CANADIAN RAILWAY OFFICE OF ARBITRATION

CASE NO. 2377

Heard at Montreal, Tuesday, 13 July 1993

concerning

VIA RAIL CANADA INC.

and

BROTHERHOOD OF LOCOMOTIVE ENGINEERS

DISPUTE:

The assessment of 45 demerits and suspension to Messrs. M.L. Vickery and M.L. Grieve for failure to comply with the requirements of CROR 309(b).

JOINT STATEMENT OF ISSUE

On Friday, 1 September 1992, Messrs. Vickery and Grieve were employed as locomotive engineers on Train 81 operating between Toronto, Ontario and Port Huron, Michigan. At approximately 0910 hours, Train 81 entered the working limits of Work Extra TU 50471 between mile 33 and mile 37 on the Guelph subdivision and proceeded to mile 36.5 without first obtaining proper authority from the work Extra as required by CROR 309.

As a consequence of the above, Messrs. Vickery and Grieve were placed out of service. They attended an investigation conducted from September 8 to September 11, 192 following which they were assessed 45 demerits and time out of service from September 1 to September 15 to count as suspension.

The Brotherhood contends that the discipline was too severe and that the Corporation violated article 71. of the collective agreement. The Brotherhood requests the discipline be reduced and that the employees be reimbursed for loss of earnings for time held out of service.

FOR THE BROTHERHOOD: FOR THE CORPORATION:

(SGD.) C. HAMILTON      (SGD.) C. C. MUGGERIDGE     

GENERAL CHAIRMAN DEPARTMENT DIRECTOR, LABOUR RELATIONS

There appeared on behalf of the Corporation:

K. W. Taylor - Senior Negotiator & Advisor, Labour Relations, Montreal

D. A. Watson - Senior Labour Relations Officer, Montreal

 

There appeared on behalf of the Brotherhood:

C. Hamilton - General Chairman, Kingston

 

 

AWARD OF THE ARBITRATOR

The material before the Arbitrator establishes, beyond controversy, that Locomotive Engineers Vickery and Grieve were responsible for a serious rules infraction, in their failure to observe CROR 309(b), by penetrating some three and one-half miles into the working limits of Work Extra TU 50471 on September 1, 1992.

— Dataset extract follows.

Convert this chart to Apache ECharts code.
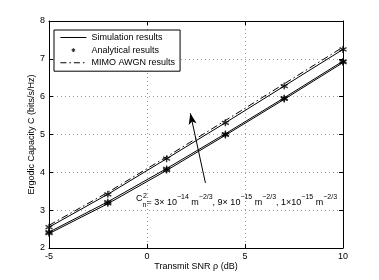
<!DOCTYPE html>
<html><head><meta charset="utf-8">
<script src="https://cdn.jsdelivr.net/npm/echarts@6/dist/echarts.min.js"></script>
<style>html,body{margin:0;padding:0;background:#fff}#c{width:379px;height:280px}</style>
</head><body><div id="c"></div>
<script>
const snr = [-5, -2, 1, 4, 7, 10];
const awgn = [2.60, 3.47, 4.41, 5.37, 6.34, 7.31];
const simWeak = [2.55, 3.42, 4.36, 5.31, 6.28, 7.25];
const simMed = [2.42, 3.22, 4.10, 5.02, 5.97, 6.94];
const simStrong = [2.38, 3.17, 4.05, 4.98, 5.93, 6.90];
const anaWeak = [2.55, 3.42, 4.36, 5.31, 6.28, 7.25];
const anaMed = [2.42, 3.21, 4.09, 5.01, 5.96, 6.93];
const anaStrong = [2.39, 3.18, 4.06, 4.99, 5.94, 6.91];
const xTicks = [-5, 0, 5, 10];
const yTicks = [2, 3, 4, 5, 6, 7, 8];
const arrowTail = [2.98, 3.72];
const arrowTip = [2.21, 5.56];

const FONT = 'Liberation Sans, Arial, sans-serif';
const star = 'path://M0,-10L0,10M-8.66,-5L8.66,5M-8.66,5L8.66,-5';
// legend icons (26x9 box; corner moveTo points fix the bounding box)
const solidIcon = 'path://M0,0M26,9M0,4L26,4L26,5L0,5Z';
const dashDotIcon = 'path://M0,0M26,9M0,4L6,4L6,5L0,5ZM9,4L10.5,4L10.5,5L9,5ZM13.5,4L19.5,4L19.5,5L13.5,5ZM22.5,4L24,4L24,5L22.5,5Z';
const starIcon = 'path://M-37,-13M37,13M0,-5.5L0,5.5M-4.8,-2.75L4.8,2.75M-4.8,2.75L4.8,-2.75';
const pair = a => snr.map((x, i) => [x, a[i]]);

function simLine(d) {
  return { type: 'line', name: 'Simulation results', data: pair(d), symbol: 'none', showSymbol: false,
    lineStyle: { color: '#000', width: 1 }, itemStyle: { color: '#000' }, z: 3, animation: false };
}
function anaPts(d) {
  return { type: 'scatter', name: 'Analytical results', data: pair(d), symbol: star, symbolSize: 7,
    itemStyle: { color: '#000', borderColor: '#000', borderWidth: 1.4 }, z: 4, animation: false };
}

const axisCommon = {
  axisLine: { show: true, onZero: false, lineStyle: { color: '#000', width: 1 } },
  axisTick: { show: true, inside: true, length: 4, lineStyle: { color: '#000' } },
};

const chart = echarts.init(document.getElementById('c'), null, { renderer: 'canvas' });
chart.setOption({
  animation: false,
  textStyle: { fontFamily: FONT },
  grid: { left: 49, right: 36, top: 21, bottom: 32 },
  legend: {
    left: 54, top: 30, orient: 'vertical', padding: [3, 5, 4, 6], itemGap: 3,
    itemWidth: 26, itemHeight: 9, borderColor: '#000', borderWidth: 1, backgroundColor: '#fff',
    textStyle: { fontFamily: FONT, fontSize: 9, color: '#000' },
    data: [
      { name: 'Simulation results', icon: solidIcon, itemStyle: { color: '#000', borderWidth: 0 } },
      { name: 'Analytical results', icon: starIcon, itemStyle: { color: '#000', borderColor: '#000', borderWidth: 1.2 } },
      { name: 'MIMO AWGN results', icon: dashDotIcon, itemStyle: { color: '#000', borderWidth: 0 } }
    ]
  },
  xAxis: [{
    type: 'value', min: -5, max: 10, interval: 5, position: 'bottom',
    name: 'Transmit SNR ρ (dB)', nameLocation: 'middle', nameGap: 14, nameMoveOverlap: false,
    nameTextStyle: { fontFamily: FONT, fontSize: 9, color: '#000' },
    axisLabel: { fontFamily: FONT, fontSize: 9, color: '#000', margin: 4,
      formatter: v => xTicks.includes(v) ? String(v) : '' },
    splitLine: { show: true, lineStyle: { type: [1, 3], color: '#999', width: 1 } },
    ...axisCommon
  }, {
    type: 'value', min: -5, max: 10, interval: 5, position: 'top',
    axisLabel: { show: false }, splitLine: { show: false }, ...axisCommon
  }],
  yAxis: [{
    type: 'value', min: 2, max: 8, interval: 1, position: 'left',
    name: 'Ergodic Capacity C (bits/s/Hz)', nameLocation: 'middle', nameGap: 13, nameMoveOverlap: false,
    nameTextStyle: { fontFamily: FONT, fontSize: 9, color: '#000' },
    axisLabel: { fontFamily: FONT, fontSize: 9, color: '#000', margin: 4,
      formatter: v => yTicks.includes(v) ? String(v) : '' },
    splitLine: { show: true, lineStyle: { type: [1, 3], color: '#999', width: 1 } },
    ...axisCommon
  }, {
    type: 'value', min: 2, max: 8, interval: 1, position: 'right',
    axisLabel: { show: false }, splitLine: { show: false }, ...axisCommon
  }],
  series: [
    simLine(simStrong), simLine(simMed), simLine(simWeak),
    anaPts(anaStrong), anaPts(anaMed), anaPts(anaWeak),
    { type: 'line', name: 'MIMO AWGN results', data: pair(awgn), symbol: 'none', showSymbol: false,
      lineStyle: { color: '#000', width: 1, type: [7, 3, 1.5, 3] }, itemStyle: { color: '#000' }, z: 3,
      markLine: { silent: true, symbol: ['none', 'arrow'], symbolSize: [6, 11],
        lineStyle: { color: '#000', width: 1, type: 'solid' }, label: { show: false },
        data: [[{ coord: arrowTail }, { coord: arrowTip }]] } }
  ],
  graphic: [
    { type: 'text', left: 136, top: 194, z: 10,
      style: {
        text: 'C{sub|n}{t|= 3× 10}{sup|−14}{t| m}{sup|−2/3}{t|, 9× 10}{sup|−15}{t| m}{sup|−2/3}{t|, 1×10}{sup|−15}{t| m}{sup|−2/3}',
        fontFamily: FONT, fontSize: 9, fill: '#000',
        rich: {
          t: { fontFamily: FONT, fontSize: 9, fill: '#000', verticalAlign: 'bottom', lineHeight: 16 },
          sup: { fontFamily: FONT, fontSize: 7, fill: '#000', verticalAlign: 'bottom', padding: [0, 0, 6, 0], lineHeight: 16 },
          sub: { fontFamily: FONT, fontSize: 7, fill: '#000', verticalAlign: 'bottom', padding: [0, 0, -2, 0], lineHeight: 16 }
        }
      } },
    { type: 'text', left: 143, top: 193, z: 10,
      style: { text: '2', fontFamily: FONT, fontSize: 7, fill: '#000' } }
  ]
});
</script></body></html>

In the Arbitrator's view, the only issue of substance is the appropriateness of the penalty. On a review of the facts, and of sanctions imposed in similar circumstances, I am satisfied that the assessment of thirty demerits, coupled with the suspension already assessed, is a more appropriate measure of discipline in the circumstances. In coming to that conclusion the Arbitrator gives considerable weight to the length and quality of the prior service of both grievors. The Arbitrator therefore directs that the grievors' records be amended to reflect the assessment of thirty demerits, with the time out of service from September 1 to September 15, 1992 to count as a suspension on their records.